Wednesday, December 3, 2014

Dec 3 (Day 337) - Weather + birding improve, Parula alert!

Yesterday started at 46F and ended at 58F. Today started at 57F and ended at 70F. This made a world of difference on today's birding front. I returned to Quinta Mazatlan to continue the search for the Tropical parula that has been seen on and off for the better part of the last two months. This bird is tricky to find in the LRGV at this time of the year because, much like Groove-billed Anis from this past weekend, almost all of them move south of out the area for the winter. There have been 2-3 individual birds seen around the valley these last two months, but none of them are particularly predictable. In fact, other than the Quinta bird, all the others have apparently moved on as there are no recent sightings of them. So, this left Quinta as my best (only?) shot at this bird. Yesterday at Quinta (and probably everywhere else for that matter) was a complete waste of time given the very cold temperatures and wet north wind. Today was overcast, but with the noticeably elevated temperatures compared to yesterday, there was significantly more bird activity.

Jusr 29 miles today, but I probably walked 7-8 as well

I arrived at Qunita at 8:15am, and save for a 45 minute McDonald's run, I pounded those trails hard until 4:30pm. This morning session yielded a few nice birds including Wilson's warbler, Pine warbler, and Western tanager. Birds were moving about and making noise, so I was encouraged that I had at least a chance of finding the bird. I had originally planned to go somewhere else in the afternoon, but I decided to keep the hammer down at Quinta and continue the search after lunch. The problem is that although Qunita is good birding, it is really small. It sets up well for short outings of a couple of hours, but an entire day is really overkill. For perspective, the entire property is only 15 acres. One one hand it means that if a bird is present it doesn't have too many place to hide, but at the the same it can get a bit repetitive walking the same trails over and over and over. Luckily, I was joined for the entire day by another birder, Sheri. She was good fun and we interspersed chatter with birding to help break the walking up a bit. She unearthed 2 Summer tanagers for us during our afternoon session.
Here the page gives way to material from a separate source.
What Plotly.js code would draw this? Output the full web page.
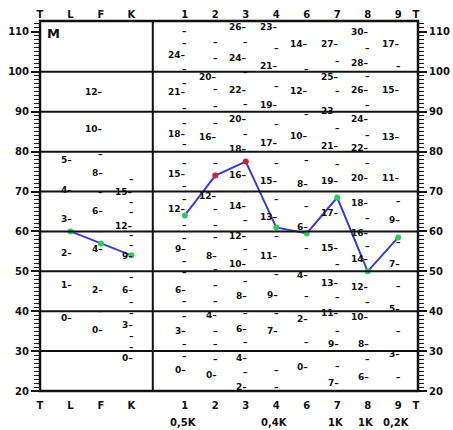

Sheri and me. She drives a Smartcar! I have wanted to 
ride in one these for years. She offered me a ride to 
lunch, and I had to turn it down - Damn!

The big excitement of the day came very late in the afternoon. At around 4pm, the sun finally came out of for the first time in 2 days. With this event, there was a short burst of bird activity. I positioned myself under what looked like a nice feeding flock of small birds. I spotted a small warbler with a blue back and a bright yellow throat. Booyah! This was certainly a parula! However, as I repositioned myself on the other side of the tree to get a better view, I realized that this bird was the much more common and widespread Northern parula. I saw thousands of these on the Gulf Coast this spring. ARRRGGHHHHH! By this time I was exhausted. I had only a few minutes to spare before I needed to start the ride back home. Nonetheless, it was a nice day out and about. Sheri was very nice, and I was able to walk away with 2 photos with which I am happy. Given the horrendous lighting for the entire day, I am just glad to have captured anything worth keeping. Working at 1/200 (and no IS!) is really tough at 400mm, but that's as fast as I could get it at f/5.6 and ISO 1600 today. 

Curve-billed thrasher portrait. He was sitting on a fence 
so I decided to go headshot. Since the lighting today
was TERRIBLE, here's the capture info.
f/5.6 (wide open on my 400), 1/200,  ISO 1600 (on 7D)
The image isn't noisy since this represents 50% of the frame.

Clay-colored thrush being thrushy on the ground.
Exact same capture settings as above. 

I will probably return to Quinta for at least the morning tomorrow. I am working on getting pygmy-owl lined up for early next week. This would give me 4-5 more days to chase the parula and possibly Hook-billed kite. Importantly, this timetable would give me another weekend in the LRGV. Lots of birders out birding means more people to find something odd!